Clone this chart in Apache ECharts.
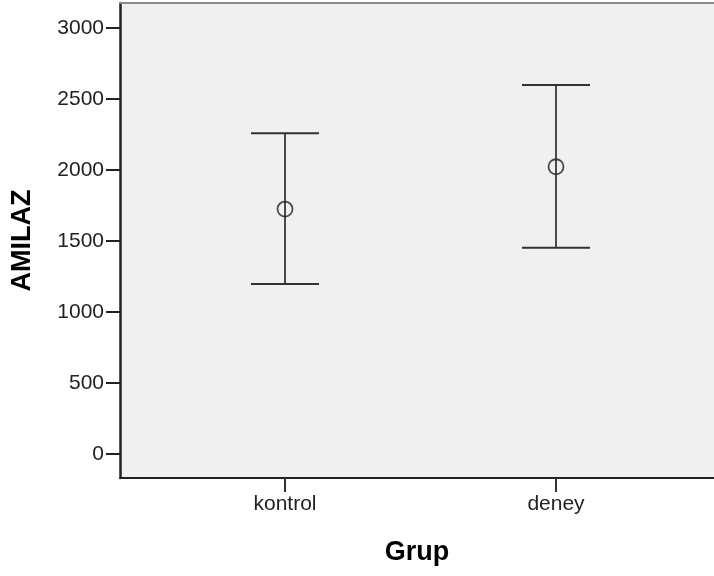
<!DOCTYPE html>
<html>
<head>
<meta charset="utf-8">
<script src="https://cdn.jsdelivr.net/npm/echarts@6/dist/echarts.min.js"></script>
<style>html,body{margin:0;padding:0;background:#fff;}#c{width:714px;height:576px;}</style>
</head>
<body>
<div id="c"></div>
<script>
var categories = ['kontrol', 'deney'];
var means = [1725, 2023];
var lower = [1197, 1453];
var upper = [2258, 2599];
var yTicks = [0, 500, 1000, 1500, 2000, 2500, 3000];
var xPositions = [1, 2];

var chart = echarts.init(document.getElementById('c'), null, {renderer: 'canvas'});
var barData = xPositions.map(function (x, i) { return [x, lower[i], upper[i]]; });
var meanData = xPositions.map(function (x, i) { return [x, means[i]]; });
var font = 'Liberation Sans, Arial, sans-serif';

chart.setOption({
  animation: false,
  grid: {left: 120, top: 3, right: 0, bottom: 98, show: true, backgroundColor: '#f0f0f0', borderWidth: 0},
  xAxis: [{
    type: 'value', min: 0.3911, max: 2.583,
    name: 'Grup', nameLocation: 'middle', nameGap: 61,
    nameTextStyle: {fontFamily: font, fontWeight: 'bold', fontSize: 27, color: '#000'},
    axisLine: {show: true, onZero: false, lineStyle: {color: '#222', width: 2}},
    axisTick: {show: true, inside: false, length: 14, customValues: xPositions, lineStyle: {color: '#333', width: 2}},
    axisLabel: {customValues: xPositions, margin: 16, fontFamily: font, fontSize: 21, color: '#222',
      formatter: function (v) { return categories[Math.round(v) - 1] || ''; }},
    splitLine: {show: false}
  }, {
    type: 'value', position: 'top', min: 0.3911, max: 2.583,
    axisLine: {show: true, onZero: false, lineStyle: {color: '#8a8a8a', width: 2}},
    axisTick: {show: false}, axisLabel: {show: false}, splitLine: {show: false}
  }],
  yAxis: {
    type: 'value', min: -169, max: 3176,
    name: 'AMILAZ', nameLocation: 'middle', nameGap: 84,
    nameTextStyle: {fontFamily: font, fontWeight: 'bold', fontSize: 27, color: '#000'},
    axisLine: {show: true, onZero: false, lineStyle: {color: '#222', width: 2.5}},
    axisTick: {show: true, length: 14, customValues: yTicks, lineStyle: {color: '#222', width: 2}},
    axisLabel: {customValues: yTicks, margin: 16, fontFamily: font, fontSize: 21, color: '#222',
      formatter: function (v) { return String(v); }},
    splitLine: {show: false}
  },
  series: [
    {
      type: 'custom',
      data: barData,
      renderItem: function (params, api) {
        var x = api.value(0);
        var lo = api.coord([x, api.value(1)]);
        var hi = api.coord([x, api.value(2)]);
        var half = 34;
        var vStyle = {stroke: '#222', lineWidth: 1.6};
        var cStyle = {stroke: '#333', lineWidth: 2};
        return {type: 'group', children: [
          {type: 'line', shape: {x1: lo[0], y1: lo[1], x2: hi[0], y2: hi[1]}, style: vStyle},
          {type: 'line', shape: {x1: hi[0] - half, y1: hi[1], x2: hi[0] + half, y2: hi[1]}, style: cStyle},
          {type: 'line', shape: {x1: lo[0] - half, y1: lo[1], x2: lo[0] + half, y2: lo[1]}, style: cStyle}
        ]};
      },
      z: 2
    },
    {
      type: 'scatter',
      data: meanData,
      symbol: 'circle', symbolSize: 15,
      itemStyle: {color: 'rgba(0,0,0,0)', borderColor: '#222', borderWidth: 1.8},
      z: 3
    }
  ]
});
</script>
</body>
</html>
■ ■ ■ ■ ■
▶ _PROBLEM DETAILS_
Return the listing above unchanged, apart from dropping its pictures.

▶ _TASK ANSWER_
Clone this chart in Apache ECharts.
<!DOCTYPE html>
<html>
<head>
<meta charset="utf-8">
<script src="https://cdn.jsdelivr.net/npm/echarts@6/dist/echarts.min.js"></script>
<style>html,body{margin:0;padding:0;background:#fff;}#c{width:714px;height:576px;}</style>
</head>
<body>
<div id="c"></div>
<script>
var categories = ['kontrol', 'deney'];
var means = [1725, 2023];
var lower = [1197, 1453];
var upper = [2258, 2599];
var yTicks = [0, 500, 1000, 1500, 2000, 2500, 3000];
var xPositions = [1, 2];

var chart = echarts.init(document.getElementById('c'), null, {renderer: 'canvas'});
var barData = xPositions.map(function (x, i) { return [x, lower[i], upper[i]]; });
var meanData = xPositions.map(function (x, i) { return [x, means[i]]; });
var font = 'Liberation Sans, Arial, sans-serif';

chart.setOption({
  animation: false,
  grid: {left: 120, top: 3, right: 0, bottom: 98, show: true, backgroundColor: '#f0f0f0', borderWidth: 0},
  xAxis: [{
    type: 'value', min: 0.3911, max: 2.583,
    name: 'Grup', nameLocation: 'middle', nameGap: 61,
    nameTextStyle: {fontFamily: font, fontWeight: 'bold', fontSize: 27, color: '#000'},
    axisLine: {show: true, onZero: false, lineStyle: {color: '#222', width: 2}},
    axisTick: {show: true, inside: false, length: 14, customValues: xPositions, lineStyle: {color: '#333', width: 2}},
    axisLabel: {customValues: xPositions, margin: 16, fontFamily: font, fontSize: 21, color: '#222',
      formatter: function (v) { return categories[Math.round(v) - 1] || ''; }},
    splitLine: {show: false}
  }, {
    type: 'value', position: 'top', min: 0.3911, max: 2.583,
    axisLine: {show: true, onZero: false, lineStyle: {color: '#8a8a8a', width: 2}},
    axisTick: {show: false}, axisLabel: {show: false}, splitLine: {show: false}
  }],
  yAxis: {
    type: 'value', min: -169, max: 3176,
    name: 'AMILAZ', nameLocation: 'middle', nameGap: 84,
    nameTextStyle: {fontFamily: font, fontWeight: 'bold', fontSize: 27, color: '#000'},
    axisLine: {show: true, onZero: false, lineStyle: {color: '#222', width: 2.5}},
    axisTick: {show: true, length: 14, customValues: yTicks, lineStyle: {color: '#222', width: 2}},
    axisLabel: {customValues: yTicks, margin: 16, fontFamily: font, fontSize: 21, color: '#222',
      formatter: function (v) { return String(v); }},
    splitLine: {show: false}
  },
  series: [
    {
      type: 'custom',
      data: barData,
      renderItem: function (params, api) {
        var x = api.value(0);
        var lo = api.coord([x, api.value(1)]);
        var hi = api.coord([x, api.value(2)]);
        var half = 34;
        var vStyle = {stroke: '#222', lineWidth: 1.6};
        var cStyle = {stroke: '#333', lineWidth: 2};
        return {type: 'group', children: [
          {type: 'line', shape: {x1: lo[0], y1: lo[1], x2: hi[0], y2: hi[1]}, style: vStyle},
          {type: 'line', shape: {x1: hi[0] - half, y1: hi[1], x2: hi[0] + half, y2: hi[1]}, style: cStyle},
          {type: 'line', shape: {x1: lo[0] - half, y1: lo[1], x2: lo[0] + half, y2: lo[1]}, style: cStyle}
        ]};
      },
      z: 2
    },
    {
      type: 'scatter',
      data: meanData,
      symbol: 'circle', symbolSize: 15,
      itemStyle: {color: 'rgba(0,0,0,0)', borderColor: '#222', borderWidth: 1.8},
      z: 3
    }
  ]
});
</script>
</body>
</html>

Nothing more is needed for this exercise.